The interop listener on each backend proxy watches the peer chain for state anchor events and processes cross-chain messages.

## Data Volumes

| Volume         | Service  | Contains                                        |
| -------------- | -------- | ----------------------------------------------- |
| `erigon-data`  | erigon   | Chain A block data, state, chain DB             |
| `erigon2-data` | erigon2  | Chain B block data                              |
| `userdb-data`  | user\_db | User accounts, sessions, KYC documents (SQLite) |
| `backend-data` | backend  | Audit log SQLite database                       |
| `prover-data`  | prover   | Generated ZK proofs, proof queue                |

{% hint style="warning" %}
`docker compose down -v` deletes all volumes.
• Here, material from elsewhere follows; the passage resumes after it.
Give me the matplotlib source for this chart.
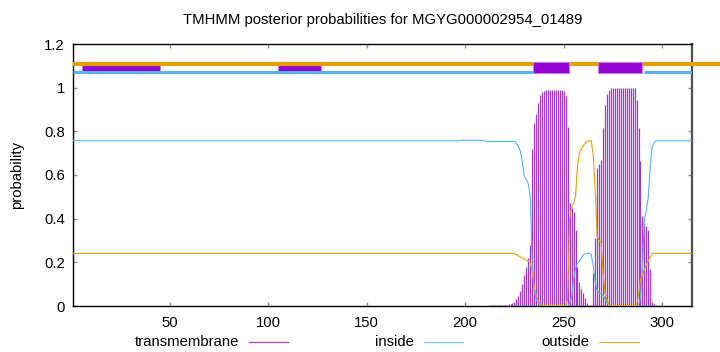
#!/usr/bin/env python3
"""
TMHMM posterior probabilities plot (gnuplot look) for MGYG000002954_01489.
"""

import matplotlib
matplotlib.use("Agg")
import matplotlib.pyplot as plt
from matplotlib.lines import Line2D

TITLE = "TMHMM posterior probabilities for MGYG000002954_01489"
SEQ_LEN = 315

# posterior values, residues 1..204 are flat
HEAD_TM = [0.0] * 204
HEAD_INSIDE = [0.757] * 196 + [0.759] * 8
HEAD_OUTSIDE = [0.241] * 204

# residues 205..299
MID_TM = ([0.0] * 7 + [0.005] * 10
          + [0.008, 0.01, 0.012, 0.02, 0.03, 0.045, 0.07, 0.10, 0.14, 0.18,
             0.22, 0.28, 0.72, 0.84, 0.88, 0.93, 0.965, 0.98, 0.985]
          + [0.99] * 9
          + [0.985, 0.96, 0.82, 0.47, 0.45, 0.43, 0.35, 0.18, 0.11, 0.08,
             0.06, 0.035, 0.015, 0.005, 0.003, 0.15, 0.31, 0.63, 0.65, 0.67,
             0.815, 0.92, 0.97, 0.99]
          + [0.998] * 13
          + [0.945, 0.815, 0.665, 0.41, 0.38, 0.365, 0.35, 0.17, 0.02, 0.01,
             0.003, 0.0, 0.0])
MID_INSIDE = ([0.759] * 5 + [0.756] + [0.753] * 15
              + [0.745, 0.73, 0.71, 0.66, 0.594, 0.58, 0.56, 0.50, 0.20, 0.07,
                 0.03, 0.015]
              + [0.003] * 15
              + [0.01, 0.04, 0.12, 0.17, 0.195, 0.205, 0.22, 0.235, 0.24, 0.242,
                 0.242, 0.235, 0.184, 0.11, 0.07, 0.06, 0.055, 0.05, 0.03, 0.015,
                 0.005]
              + [0.002] * 15
              + [0.04, 0.18, 0.40, 0.44, 0.50, 0.65, 0.73, 0.75]
              + [0.757] * 3)
MID_OUTSIDE = ([0.241] * 19
               + [0.24, 0.24, 0.235, 0.23, 0.225, 0.22, 0.215, 0.21, 0.205, 0.20,
                  0.155, 0.09, 0.05, 0.025, 0.01]
               + [0.003] * 13
               + [0.03, 0.40, 0.45, 0.47, 0.50, 0.64, 0.70, 0.72, 0.735, 0.745,
                  0.755, 0.757, 0.757, 0.69, 0.53, 0.32, 0.30, 0.29, 0.15, 0.06,
                  0.025, 0.01]
               + [0.002] * 14
               + [0.05, 0.12, 0.14, 0.17, 0.19, 0.21, 0.225, 0.24, 0.241]
               + [0.241] * 3)

# residues 300..315
TAIL_TM = [0.0] * 16
TAIL_INSIDE = [0.757] * 16
TAIL_OUTSIDE = [0.241] * 16

# topology strip at the top
INSIDE_SEGS = [(1, 234.3), (290.8, 315)]
TM_SEGS_BACK = [(5.4, 45.0), (105.0, 126.8)]
TM_SEGS = [(234.3, 252.9), (267.6, 289.9)]

C_TM = "#9400d3"
C_IN = "#56b4e9"
C_OUT = "#e69f00"


def main() -> None:
    tm = HEAD_TM + MID_TM + TAIL_TM
    inside = HEAD_INSIDE + MID_INSIDE + TAIL_INSIDE
    outside = HEAD_OUTSIDE + MID_OUTSIDE + TAIL_OUTSIDE
    res = list(range(1, SEQ_LEN + 1))

    plt.rcParams["font.family"] = ["Liberation Sans", "DejaVu Sans"]
    fig = plt.figure(figsize=(7.2, 3.52), dpi=100)
    ax = fig.add_axes([73.3 / 720, 46 / 352, (691.7 - 73.3) / 720, (306 - 44) / 352])

    ax.vlines(res, 0, tm, color="#a236d8", lw=0.9, zorder=2)
    ax.plot(res, inside, color=C_IN, lw=0.8, zorder=3)
    ax.plot(res, outside, color=C_OUT, lw=0.8, zorder=3)

    # topology strip
    ax.broken_barh([(a, b - a) for a, b in TM_SEGS_BACK], (1.068, 0.048),
                   facecolor=C_TM, edgecolor="#c080e8", lw=0.8, zorder=3)
    ax.plot([1, 330], [1.11, 1.11], color=C_OUT, lw=3.0, clip_on=False,
            solid_capstyle="butt", zorder=4)
    for a, b in INSIDE_SEGS:
        ax.plot([a, b], [1.07, 1.07], color=C_IN, lw=2.2,
                solid_capstyle="butt", zorder=4)
    ax.broken_barh([(a, b - a) for a, b in TM_SEGS], (1.068, 0.048),
                   facecolor=C_TM, edgecolor="#c080e8", lw=0.8, zorder=5)

    ax.set_xlim(1, SEQ_LEN)
    ax.set_ylim(0, 1.2)
    ax.set_xticks([50, 100, 150, 200, 250, 300])
    ax.set_yticks([0, 0.2, 0.4, 0.6, 0.8, 1.0, 1.2])
    ax.set_yticklabels(["0", "0.2", "0.4", "0.6", "0.8", "1", "1.2"])
    ax.tick_params(direction="in", length=3, width=1, color="#909090",
                   labelsize=10.7, top=True, right=True)
    ax.tick_params(axis="y", pad=6)
    ax.tick_params(axis="x", pad=7)
    for side in ["left", "bottom", "top"]:
        ax.spines[side].set_color("black")
        ax.spines[side].set_linewidth(1.0)
    ax.spines["right"].set_color("#505050")
    ax.spines["right"].set_linewidth(1.6)

    fig.text(382.5 / 720, 1 - 20 / 352, TITLE, ha="center", va="center", fontsize=10.7)
    fig.text(17 / 720, 1 - 175 / 352, "probability", ha="center", va="center",
             rotation=90, fontsize=10.7)

    # gnuplot style key along the bottom
    key_y = 1 - 342 / 352
    for label, color, x_txt, x0, x1 in [
        ("transmembrane", "#a040d0", 239, 249, 288),
        ("inside", "#80c8ec", 414, 424, 463),
        ("outside", "#eab040", 589, 599, 639),
    ]:
        fig.text(x_txt / 720, key_y, label, ha="right", va="center", fontsize=10.7)
        fig.add_artist(Line2D([x0 / 720, x1 / 720], [key_y, key_y], color=color, lw=0.9))

    fig.savefig("out.png", dpi=100)
    plt.close(fig)


if __name__ == "__main__":
    main()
Chain A and B data, all user accounts, KYC submissions, and audit logs will be lost. Use only for a clean development reset.
{% endhint %}

## Resource Requirements

| Configuration        | RAM               | Disk  | Notes               |
| -------------------- | ----------------- | ----- | ------------------- |
| Single chain         | 8 GB minimum      | 10 GB | Chain A only        |
| Single chain         | 16 GB recommended | 20 GB | With prover enabled |
| Dual chain (interop) | 16 GB minimum     | 30 GB | Chains A + B        |

The prover is the most CPU-intensive service. For local development without proof generation, set `PROVER_BACKEND=mock` to skip actual proof computation.